Work required -> Restate each of the lines below word for word and drop every picture.

Recorded information ->
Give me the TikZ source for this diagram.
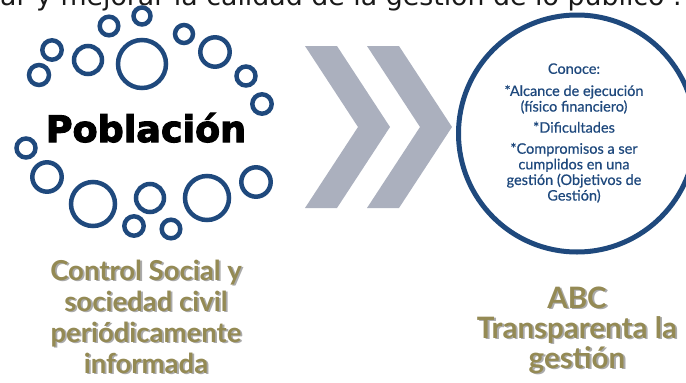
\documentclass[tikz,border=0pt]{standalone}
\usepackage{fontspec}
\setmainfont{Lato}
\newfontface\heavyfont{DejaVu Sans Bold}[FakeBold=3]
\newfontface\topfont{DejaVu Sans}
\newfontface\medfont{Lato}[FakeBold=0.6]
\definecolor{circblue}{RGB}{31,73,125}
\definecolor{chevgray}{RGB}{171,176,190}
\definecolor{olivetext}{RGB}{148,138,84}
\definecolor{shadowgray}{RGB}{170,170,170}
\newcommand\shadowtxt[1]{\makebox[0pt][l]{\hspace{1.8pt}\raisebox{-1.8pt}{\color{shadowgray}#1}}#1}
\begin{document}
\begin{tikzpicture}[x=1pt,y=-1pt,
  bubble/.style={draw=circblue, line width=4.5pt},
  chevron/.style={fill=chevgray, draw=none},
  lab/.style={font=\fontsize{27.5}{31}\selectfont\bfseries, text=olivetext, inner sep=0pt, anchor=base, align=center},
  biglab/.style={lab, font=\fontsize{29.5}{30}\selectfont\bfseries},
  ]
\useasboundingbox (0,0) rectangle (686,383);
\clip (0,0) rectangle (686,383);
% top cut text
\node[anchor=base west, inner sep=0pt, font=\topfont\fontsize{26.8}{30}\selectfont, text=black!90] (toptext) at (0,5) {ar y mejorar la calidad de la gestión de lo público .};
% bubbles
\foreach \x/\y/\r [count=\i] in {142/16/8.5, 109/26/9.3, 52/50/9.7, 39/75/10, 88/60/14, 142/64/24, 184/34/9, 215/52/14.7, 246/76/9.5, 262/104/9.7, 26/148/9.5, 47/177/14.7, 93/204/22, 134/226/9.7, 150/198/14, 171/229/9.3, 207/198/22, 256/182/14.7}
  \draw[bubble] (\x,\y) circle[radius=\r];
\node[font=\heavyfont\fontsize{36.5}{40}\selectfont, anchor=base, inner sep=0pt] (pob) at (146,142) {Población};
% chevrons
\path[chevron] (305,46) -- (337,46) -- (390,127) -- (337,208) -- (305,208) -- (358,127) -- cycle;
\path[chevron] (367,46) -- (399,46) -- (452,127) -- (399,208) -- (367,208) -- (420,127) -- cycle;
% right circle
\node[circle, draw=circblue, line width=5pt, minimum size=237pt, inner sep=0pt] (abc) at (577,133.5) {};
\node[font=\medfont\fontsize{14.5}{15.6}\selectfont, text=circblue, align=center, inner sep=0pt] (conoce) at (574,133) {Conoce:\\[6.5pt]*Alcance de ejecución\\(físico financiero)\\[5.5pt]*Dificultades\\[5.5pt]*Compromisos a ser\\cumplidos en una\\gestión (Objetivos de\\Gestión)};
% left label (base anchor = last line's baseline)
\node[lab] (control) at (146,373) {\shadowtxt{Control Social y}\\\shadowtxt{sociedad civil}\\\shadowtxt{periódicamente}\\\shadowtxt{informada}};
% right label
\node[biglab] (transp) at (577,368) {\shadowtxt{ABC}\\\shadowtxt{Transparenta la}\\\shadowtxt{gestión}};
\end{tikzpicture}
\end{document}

Correct response ->
Give me the TikZ source for this diagram.
\documentclass[tikz,border=0pt]{standalone}
\usepackage{fontspec}
\setmainfont{Lato}
\newfontface\heavyfont{DejaVu Sans Bold}[FakeBold=3]
\newfontface\topfont{DejaVu Sans}
\newfontface\medfont{Lato}[FakeBold=0.6]
\definecolor{circblue}{RGB}{31,73,125}
\definecolor{chevgray}{RGB}{171,176,190}
\definecolor{olivetext}{RGB}{148,138,84}
\definecolor{shadowgray}{RGB}{170,170,170}
\newcommand\shadowtxt[1]{\makebox[0pt][l]{\hspace{1.8pt}\raisebox{-1.8pt}{\color{shadowgray}#1}}#1}
\begin{document}
\begin{tikzpicture}[x=1pt,y=-1pt,
  bubble/.style={draw=circblue, line width=4.5pt},
  chevron/.style={fill=chevgray, draw=none},
  lab/.style={font=\fontsize{27.5}{31}\selectfont\bfseries, text=olivetext, inner sep=0pt, anchor=base, align=center},
  biglab/.style={lab, font=\fontsize{29.5}{30}\selectfont\bfseries},
  ]
\useasboundingbox (0,0) rectangle (686,383);
\clip (0,0) rectangle (686,383);
% top cut text
\node[anchor=base west, inner sep=0pt, font=\topfont\fontsize{26.8}{30}\selectfont, text=black!90] (toptext) at (0,5) {ar y mejorar la calidad de la gestión de lo público .};
% bubbles
\foreach \x/\y/\r [count=\i] in {142/16/8.5, 109/26/9.3, 52/50/9.7, 39/75/10, 88/60/14, 142/64/24, 184/34/9, 215/52/14.7, 246/76/9.5, 262/104/9.7, 26/148/9.5, 47/177/14.7, 93/204/22, 134/226/9.7, 150/198/14, 171/229/9.3, 207/198/22, 256/182/14.7}
  \draw[bubble] (\x,\y) circle[radius=\r];
\node[font=\heavyfont\fontsize{36.5}{40}\selectfont, anchor=base, inner sep=0pt] (pob) at (146,142) {Población};
% chevrons
\path[chevron] (305,46) -- (337,46) -- (390,127) -- (337,208) -- (305,208) -- (358,127) -- cycle;
\path[chevron] (367,46) -- (399,46) -- (452,127) -- (399,208) -- (367,208) -- (420,127) -- cycle;
% right circle
\node[circle, draw=circblue, line width=5pt, minimum size=237pt, inner sep=0pt] (abc) at (577,133.5) {};
\node[font=\medfont\fontsize{14.5}{15.6}\selectfont, text=circblue, align=center, inner sep=0pt] (conoce) at (574,133) {Conoce:\\[6.5pt]*Alcance de ejecución\\(físico financiero)\\[5.5pt]*Dificultades\\[5.5pt]*Compromisos a ser\\cumplidos en una\\gestión (Objetivos de\\Gestión)};
% left label (base anchor = last line's baseline)
\node[lab] (control) at (146,373) {\shadowtxt{Control Social y}\\\shadowtxt{sociedad civil}\\\shadowtxt{periódicamente}\\\shadowtxt{informada}};
% right label
\node[biglab] (transp) at (577,368) {\shadowtxt{ABC}\\\shadowtxt{Transparenta la}\\\shadowtxt{gestión}};
\end{tikzpicture}
\end{document}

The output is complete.